Personal information
- Name: Saahil Arora
- Born: October 11, 1989 (age 35)
- Nationality: American

Career information
- Game: Dota 2
- Playing career: 2011–2020
- Role: Core/Support

Team history
- 2013: Team Dignitas
- 2013–2016: Evil Geniuses
- 2016: Team Secret
- 2016–2017: Evil Geniuses
- 2018: Fnatic
- 2018–2019: Forward Gaming
- 2019–2020: Ninjas in Pyjamas

Career highlights and awards
- The International champion (2015);

= Universe (gamer) =

American professional esports player

Saahil Arora (born October 11, 1989), better known as Universe, is an Indian American former professional Dota 2 player. He was a member of the Evil Geniuses team that won The International 2015.

== History ==
Universe is of Indian origin. He began his Dota career in 2011. Universe finished 9th at The International 2013 as a member of Team Dignitas. He finished 3rd at The International 2014 and won The International 2015, both as a member of Evil Geniuses (EG), and made the series-clinching play known as the "6 Million Dollar Echo Slam". EG also finished third at the Frankfurt Major 2015.

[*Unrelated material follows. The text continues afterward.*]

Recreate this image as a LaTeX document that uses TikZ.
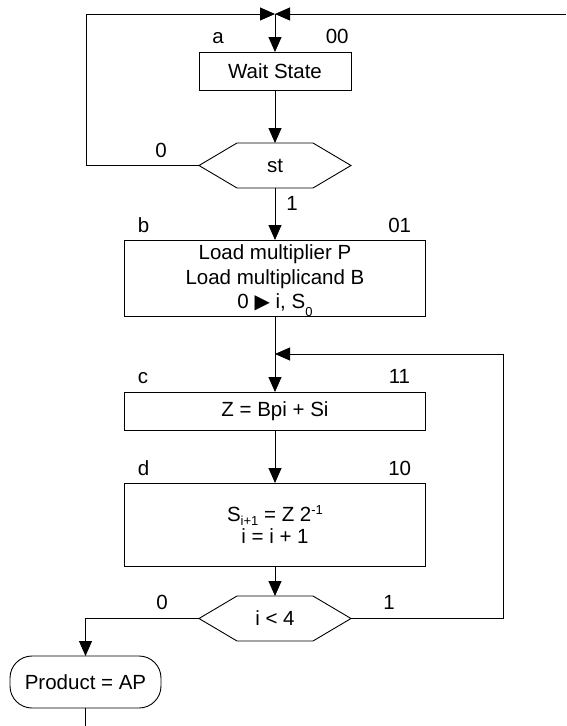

Evil Geniuses took third place at the Shanghai Major 2016. In March 2016, Arteezy and UNiVeRsE left the team to join Team Secret. He would then leave Team Secret to rejoin Evil Geniuses after the end of the Manila Major 2016 in June, effectively trading places with Sam "Bulba" Sosale.

Evil Geniuses also won the Manila Masters tournament in May 2017. Later on The International 2017 tournament, EG got a 9th-12th finish. During post-tournament shuffles, the team lost their support player Zai, who was replaced by former team member and coach Fear. Since leaving Evil Geniuses in 2017, he has played for Fnatic, Forward Gaming, and Ninjas in Pyjamas.

In April 2020, Universe retired from competitive Dota 2.